Deferred tax assets and liabilities are offset when there is a legally enforceable right to offset current tax assets and liabilities and
when the deferred tax balances relate to the same taxation authority. Current tax assets and tax liabilities are offset where the
entity has a legally enforceable right to offset and intends either to settle on a net basis, or to realise the asset and settle the
liability simultaneously.
Current and deferred tax balances attributable to amounts recognised directly in equity are also recognised directly in equity.
(g)
Leases
Leases of property, plant and equipment where the Group, as lessee, has substantially all the risks and rewards of ownership
are classified as finance leases. Finance leases are capitalised at the lease’s inception at the fair value of the leased property or,
if lower, the present value of the minimum lease payments. The corresponding rental obligations, net of finance charges, are
included in other short-term and long-term payables. Each lease payment is allocated between the liability and finance cost. The
finance cost is charged to the income statement over the lease period so as to produce a constant periodic rate of interest on
the remaining balance of the liability for each period. The property, plant and equipment acquired under finance leases are
depreciated over the shorter of the asset’s useful life and the lease term.

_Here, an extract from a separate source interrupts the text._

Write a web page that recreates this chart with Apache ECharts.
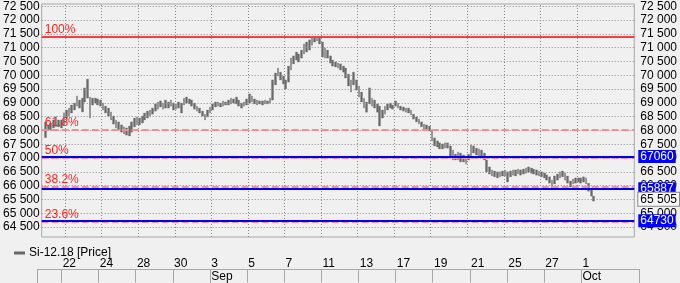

Leases where a significant portion of the risks and rewards of ownership are not transferred to the Group as lessee are classified
as operating leases (note 21). Payments made under operating leases (net of any incentives received from the lessor) are
charged to the income statement on a straight-line basis over the period of the lease.
(h)
Impairment of assets
Goodwill and intangible assets that have an indefinite useful life are not subject to amortisation and are tested annually for
impairment, or more frequently if events or changes in circumstances indicate that they might be impaired. Other assets are
reviewed for impairment whenever events or changes in circumstances indicate that the carrying amount may not be
recoverable. An impairment loss is recognised for the amount by which the asset’s carrying amount exceeds its recoverable
amount. The recoverable amount is the higher of an asset’s fair value less costs to sell and value in use. For the purposes of
assessing impairment, assets are grouped at the lowest levels for which there are separately identifiable cash inflows which are
largely independent of the cash inflows from other assets or groups of assets (cash-generating units). Non-financial assets other
than goodwill that suffered impairment are reviewed for possible reversal of the impairment at each reporting date.
(i)
Cash and cash equivalents
For cash flow statement presentation purposes, cash and cash equivalents includes cash on hand, deposits held at call with
financial institutions, other short term highly liquid investments with original maturities of three months or less that are readily
convertible to known amounts of cash and which are subject to insignificant risk of changes in value, and bank overdrafts.
(j)
Trade and other receivables
Receivables are recognised and carried at original invoice amount less a provision for any uncollectible debts. An estimate for
doubtful debts is made when collection of the full amount is no longer probable. Bad debts are written-off as incurred.